Shattuck, who has represented PADA in the past, is being paid with downtown association general funds that include money from the PBIA, Lumens said.

Shattuck said Friday in an interview that he has spent “a couple of hours’ worth of time” representing PADA this time around.

But his participation in the current dispute could create another sticking point with the city.

Community and Economic Development Director Nathan West said Friday that lawyer fees are an improper use of money that the organization should instead be spending, for example, on maintaining city parking lots — which the city says PADA is not adequately doing.

“City funding that goes to the downtown association must be utilized for contract purposes, and the hiring of an attorney is not one of those contract purposes,” West said.

The fact that city funds are paying for an attorney “will be presented to the city attorney [Bill Bloor] for consideration,” West said.

City Manager Dan McKeen said in a letter Tuesday to Lumens that the city will continue withholding payments to PADA.

“Because payment is due for services performed, no payment is due until PADA shows evidence of performance,” McKeen said.
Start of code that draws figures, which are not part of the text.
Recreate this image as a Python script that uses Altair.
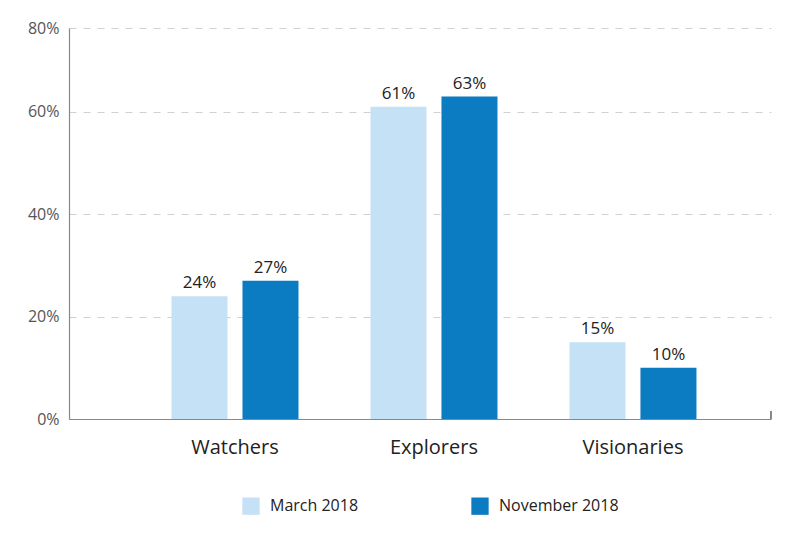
import altair as alt
import pandas as pd

categories = ["Watchers", "Explorers", "Visionaries"]
series = ["March 2018", "November 2018"]
march = [24, 61, 15]
november = [27, 63, 10]
colors = ["#c5e1f5", "#0b7bc2"]
y_ticks = [0, 20, 40, 60, 76.4]

rows = []
for i, c in enumerate(categories):
    rows.append({"category": c, "series": series[0], "value": march[i]})
    rows.append({"category": c, "series": series[1], "value": november[i]})
df = pd.DataFrame(rows)

FONT = "Open Sans"

x = alt.X("category:N", sort=categories, title=None,
          scale=alt.Scale(paddingInner=0, paddingOuter=0.264, align=0.633),
          axis=alt.Axis(labelAngle=0, labelFontSize=20, labelColor="#222", labelFont=FONT,
                        ticks=False, domainColor="#888", domainWidth=1.2, labelPadding=18))
xoff = alt.XOffset("series:N", sort=series,
                   scale=alt.Scale(paddingInner=0.211, paddingOuter=0.507))
y = alt.Y("value:Q", title=None,
          scale=alt.Scale(domain=[0, 76.4], nice=False),
          axis=alt.Axis(values=y_ticks, labelExpr="datum.value > 70 ? '80%' : datum.value + '%'",
                        labelFontSize=16, labelColor="#555", labelFont=FONT, ticks=False,
                        labelPadding=10, domainColor="#888", domainWidth=1.2,
                        grid=True, gridColor="#d0d0d0", gridDash=[7, 7], gridWidth=1))

bars = alt.Chart(df).mark_bar().encode(
    x=x, xOffset=xoff, y=y,
    color=alt.Color("series:N", sort=series, title=None,
                    scale=alt.Scale(domain=series, range=colors),
                    legend=alt.Legend(orient="none", legendX=173, legendY=469, direction="horizontal",
                                      symbolType="square", symbolSize=300, symbolStrokeWidth=0,
                                      labelFontSize=16, labelColor="#222", labelFont=FONT,
                                      columnPadding=112, labelOffset=10, padding=0)),
)

labels = alt.Chart(df).mark_text(baseline="bottom", dy=-4, fontSize=17, color="#222", font=FONT).encode(
    x=alt.X("category:N", sort=categories), xOffset=alt.XOffset("series:N", sort=series),
    y="value:Q",
    text=alt.Text("label:N"),
).transform_calculate(label="datum.value + '%'")

end_tick = alt.Chart(df).mark_rule(color="#888", strokeWidth=1.2).encode(
    x=alt.value(702), y=alt.value(383), y2=alt.value(391))

chart = alt.layer(bars, labels, end_tick).properties(
    width=702, height=391,
    background="white",
    autosize=alt.AutoSizeParams(type="none"),
    padding={"left": 61, "top": 20, "right": 20, "bottom": 110},
).configure_view(stroke=None)

chart.save("out.html", embed_options={"renderer": "svg", "actions": False})
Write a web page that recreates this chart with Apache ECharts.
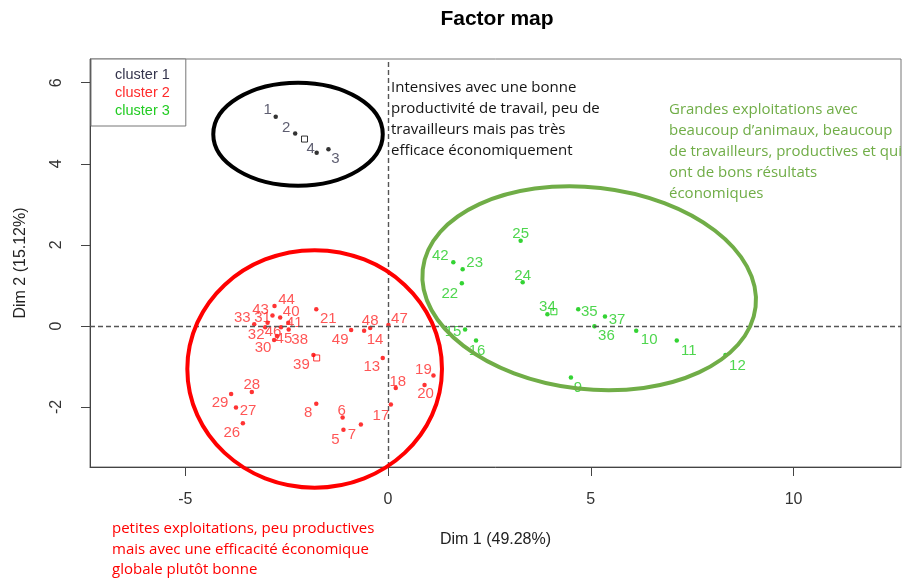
<!DOCTYPE html>
<html>
<head>
<meta charset="utf-8">
<script src="https://cdn.jsdelivr.net/npm/echarts@6/dist/echarts.min.js"></script>
<style>
  html, body { margin: 0; padding: 0; background: #ffffff; }
  #chart { width: 902px; height: 582px; }
</style>
</head>
<body>
<div id="chart"></div>
<script>
// ---- individuals on the first factorial plane, grouped by cluster ----
const clusterNames = ['cluster 1', 'cluster 2', 'cluster 3'];

const c1Labels = ['1', '2', '3', '4'];
const c1Dim1 = [-2.77, -2.29, -1.47, -1.76];
const c1Dim2 = [5.16, 4.75, 4.36, 4.27];

const c2Labels = ['5', '6', '7', '8', '13', '14', '17', '18', '19', '20', '21', '26', '27', '28', '29',
                  '30', '31', '32', '33', '38', '39', '40', '41', '43', '44', '45', '46', '47', '48', '49'];
const c2Dim1 = [-1.10, -1.12, -0.67, -1.77, -0.13, -0.59, 0.07, 0.19, 1.12, 0.90, -1.77, -3.58, -3.75, -3.36, -3.87,
                -2.81, -2.97, -3.03, -3.30, -2.45, -1.84, -2.66, -2.46, -2.85, -2.80, -2.74, -2.64, 0.01, -0.44, -0.91];
const c2Dim2 = [-2.56, -2.26, -2.43, -1.92, -0.79, -0.12, -1.94, -1.53, -1.22, -1.46, 0.41, -2.40, -2.01, -1.63, -1.68,
                -0.35, 0.08, -0.03, 0.04, -0.09, -0.72, 0.21, 0.08, 0.26, 0.49, -0.25, -0.03, 0.02, -0.05, -0.10];

const c3Labels = ['9', '10', '11', '12', '15', '16', '22', '23', '24', '25', '34', '35', '36', '37', '42'];
const c3Dim1 = [4.51, 6.12, 7.12, 8.32, 1.90, 2.17, 1.82, 1.84, 3.32, 3.27, 3.93, 4.69, 5.09, 5.35, 1.61];
const c3Dim2 = [-1.27, -0.12, -0.36, -0.72, -0.09, -0.36, 1.05, 1.40, 1.08, 2.10, 0.29, 0.41, -0.01, 0.23, 1.57];

// cluster centres (drawn as open squares)
const centroidDim1 = [-2.06, -1.76, 4.09];
const centroidDim2 = [4.61, -0.79, 0.35];

const xTicks = [-5, 0, 5, 10];
const yTicks = [-2, 0, 2, 4, 6];

// ---- styling ----
const dotColors = ['#000000', '#ff0000', '#00c800'];
const textColors = ['#34344c', '#ff2a2a', '#22cc22'];
const FONT = '"Liberation Sans", Arial, sans-serif';
const NOTE_FONT = '15px "Open Sans", sans-serif';

// label nudges (pixels from the dot to the label centre) so labels do not collide
const labelNudge = {
  '1': [-8, -7], '2': [-9, -6], '3': [7, 10], '4': [-6, -4],
  '5': [-8, 10], '6': [-1, -7], '7': [-9, 10], '8': [-8, 9], '13': [-11, 9], '14': [11, 9],
  '17': [-10, 11], '18': [2, -6], '19': [-10, -6], '20': [1, 9], '21': [12, 10], '26': [-11, 10],
  '27': [12, 3], '28': [0, -7], '29': [-11, 9], '30': [-11, 8], '31': [-5, -5], '32': [-9, 8],
  '33': [-12, -6], '38': [11, 10], '39': [-12, 10], '40': [11, -6], '41': [6, 0], '43': [-12, -6],
  '44': [12, -6], '45': [7, 3], '46': [-8, 5], '47': [11, -6], '48': [0, -7], '49': [-11, 10],
  '9': [7, 10], '10': [13, 9], '11': [12, 10], '12': [12, 11], '15': [-12, 2], '16': [1, 10],
  '22': [-12, 10], '23': [12, -6], '24': [0, -6], '25': [0, -7], '34': [0, -7], '35': [11, 3],
  '36': [12, 10], '37': [12, 3], '42': [-13, -6]
};

// outlines around each group, in data units (tilt in screen degrees, clockwise)
const groupEllipses = [
  { cx: -2.22, cy: 4.73, rx: 2.09, ry: 1.27, tilt: 0, color: '#000000' },
  { cx: -1.81, cy: -1.06, rx: 3.14, ry: 2.93, tilt: 0, color: '#ff0000' },
  { cx: 4.96, cy: 0.93, rx: 4.13, ry: 2.49, tilt: 6.4, color: '#70ad47' }
];

function pointsOf(labels, d1, d2) {
  return labels.map((n, i) => ({
    name: n,
    value: [d1[i], d2[i]],
    label: { offset: labelNudge[n] || [0, -7] }
  }));
}

const groups = [
  pointsOf(c1Labels, c1Dim1, c1Dim2),
  pointsOf(c2Labels, c2Dim1, c2Dim2),
  pointsOf(c3Labels, c3Dim1, c3Dim2)
];

const series = groups.map((data, i) => ({
  name: clusterNames[i],
  type: 'scatter',
  data: data,
  symbol: 'circle',
  symbolSize: 4.5,
  itemStyle: { color: dotColors[i] },
  label: {
    show: true,
    position: 'inside',
    formatter: '{b}',
    color: textColors[i],
    fontFamily: FONT,
    fontSize: 15
  },
  emphasis: { disabled: true },
  silent: true,
  z: 3
}));

series.push({
  type: 'scatter',
  data: centroidDim1.map((x, i) => ({
    value: [x, centroidDim2[i]],
    itemStyle: { borderColor: dotColors[i] }
  })),
  symbol: 'rect',
  symbolSize: 6,
  itemStyle: { color: 'rgba(0,0,0,0)', borderWidth: 1 },
  silent: true,
  z: 3,
  markLine: {
    silent: true,
    symbol: 'none',
    label: { show: false },
    lineStyle: { color: '#555555', type: [5, 3], width: 1.4 },
    data: [{ xAxis: 0 }, { yAxis: 0 }],
    animation: false
  }
});

const tickText = { color: '#333333', fontFamily: FONT, fontSize: 16 };
const nameText = { color: '#222222', fontFamily: FONT, fontSize: 16 };

const option = {
  animation: false,
  backgroundColor: '#ffffff',
  title: {
    text: 'Factor map',
    left: 492,
    top: 4,
    textAlign: 'center',
    textStyle: { fontFamily: FONT, fontSize: 21, fontWeight: 'bold', color: '#000000' }
  },
  legend: {
    left: 91,
    top: 59,
    orient: 'vertical',
    selectedMode: false,
    icon: 'none',
    itemWidth: 10,
    itemHeight: 14,
    itemGap: 2,
    padding: [8, 16, 7, 9],
    borderColor: '#777777',
    borderWidth: 1,
    backgroundColor: '#ffffff',
    data: clusterNames.map((n, i) => ({ name: n, textStyle: { color: textColors[i] } })),
    textStyle: { fontFamily: FONT, fontSize: 14.5, lineHeight: 16 }
  },
  grid: {
    left: 90, right: 1, top: 59, bottom: 115,
    show: true, borderColor: '#777777', borderWidth: 1,
    containLabel: false
  },
  xAxis: {
    type: 'value',
    min: -7.35,
    max: 12.65,
    name: 'Dim 1 (49.28%)',
    nameLocation: 'middle',
    nameGap: 65,
    nameTextStyle: nameText,
    axisLine: { onZero: false, lineStyle: { color: '#444444', width: 1 } },
    axisTick: { customValues: xTicks, length: 9, lineStyle: { color: '#444444' } },
    axisLabel: Object.assign({ customValues: xTicks, margin: 25 }, tickText),
    splitLine: { show: false }
  },
  yAxis: {
    type: 'value',
    min: -3.48,
    max: 6.585,
    name: 'Dim 2 (15.12%)',
    nameLocation: 'middle',
    nameGap: 61,
    nameTextStyle: nameText,
    axisLine: { onZero: false, lineStyle: { color: '#444444', width: 1 } },
    axisTick: { customValues: yTicks, length: 9, lineStyle: { color: '#444444' } },
    axisLabel: Object.assign({ customValues: yTicks, margin: 25, rotate: 90 }, tickText),
    splitLine: { show: false }
  },
  series: series
};

const chart = echarts.init(document.getElementById('chart'), null, { renderer: 'canvas' });
chart.setOption(option);

// free-text notes describing each group
const notes = [
  {
    type: 'text', x: 391, y: 77, z: 10, silent: true,
    style: {
      text: 'Intensives avec une bonne\nproductivité de travail, peu de\ntravailleurs mais pas très\nefficace économiquement',
      fill: '#141414', font: NOTE_FONT, lineHeight: 21
    }
  },
  {
    type: 'text', x: 669, y: 99, z: 10, silent: true,
    style: {
      text: 'Grandes exploitations avec\nbeaucoup d\u2019animaux, beaucoup\nde travailleurs, productives et qui\nont de bons résultats\néconomiques',
      fill: '#70ad47', font: NOTE_FONT, lineHeight: 21
    }
  },
  {
    type: 'text', x: 112, y: 518.5, z: 10, silent: true,
    style: {
      text: 'petites exploitations, peu productives\nmais avec une efficacité économique\nglobale plutôt bonne',
      fill: '#ff0000', font: NOTE_FONT, lineHeight: 20.5
    }
  }
];

// group outlines placed through the axis scales
const outlines = groupEllipses.map(e => {
  const c = chart.convertToPixel({ gridIndex: 0 }, [e.cx, e.cy]);
  const px = chart.convertToPixel({ gridIndex: 0 }, [e.cx + e.rx, e.cy]);
  const py = chart.convertToPixel({ gridIndex: 0 }, [e.cx, e.cy + e.ry]);
  return {
    type: 'ellipse', x: c[0], y: c[1], z: 5, silent: true,
    rotation: -e.tilt * Math.PI / 180,
    shape: { cx: 0, cy: 0, rx: Math.abs(px[0] - c[0]), ry: Math.abs(c[1] - py[1]) },
    style: { fill: null, stroke: e.color, lineWidth: 4 }
  };
});

chart.setOption({ graphic: notes.concat(outlines) });
</script>
</body>
</html>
McKeen raised financial accountability concerns with PADA in May before the city took action two months later.

McKeen said in a July 24 letter to Lumens that the downtown association had demonstrated a “lack of measurable performance” that included tepid business recruitment, lack of documentation on existing downtown business activity and being inattentive to parking lots that were “in a state of disrepair.”

In his Aug. 5 response, Shattuck said the city and downtown association should “engage in a formal mediation conference” to resolve their differences and should discuss “a long-term capital program” to improve downtown parking lots.

Shattuck said the standards for business recruitment were unilaterally imposed without justification and “go well beyond the requirements” of the funding agreement, including making repairs to the parking lots.

“The PADA is clearly not in default under the terms of the funding agreement,” he said.

“Nowhere in the funding agreement is there a requirement that the PADA be financially responsible for surface grinding, asphalt paving or asphalt overlaying,” Shattuck added.

“There clearly has been a default under the funding agreement — that is the city’s unilateral and unauthorized ‘suspension’ of further payments until the PADA meets the city’s demands as outlined in [McKeen’s] July 24 letter.”

In his Tuesday letter, McKeen told Shattuck that the downtown association had done nothing to provide the documentation requested July 24.

City parking lots “are badly deteriorated,” he said.

“I need to be very clear and state the city rejects any implication it pay additional money to the PADA,” McKeen said.

“According to the funding agreement, it is the sole responsibility of the PADA to maintain these parking lots; therefore, PADA is solely responsible to remedy this situation.”

One suggestion from Shattuck that McKeen did not address in his letter was Shattuck’s repeated offer in his Aug. 5 letter to have the dispute mediated.

“Let’s find mutual ground where the city and the downtown association say, ‘Hey, we are reaching for the same goal, let’s not go through litigation,’” Shattuck said Friday in an interview.

McKeen said Friday that mediation is not a possibility until the downtown association addresses “unanswered questions” regarding its activities.

“At some point, we might be able to sit down and discuss where we’re at, but we never have had some basic questions answered by the Port Angeles Downtown Association.”

In his letter to Shattuck, McKeen said Bloor would be drafting “a formal response” to Shattuck’s Aug. 5 letter.

West said Friday that Bloor would send that letter to Shattuck by Sept. 5.

A city audit of downtown association finances will be completed by Sept. 15, West said.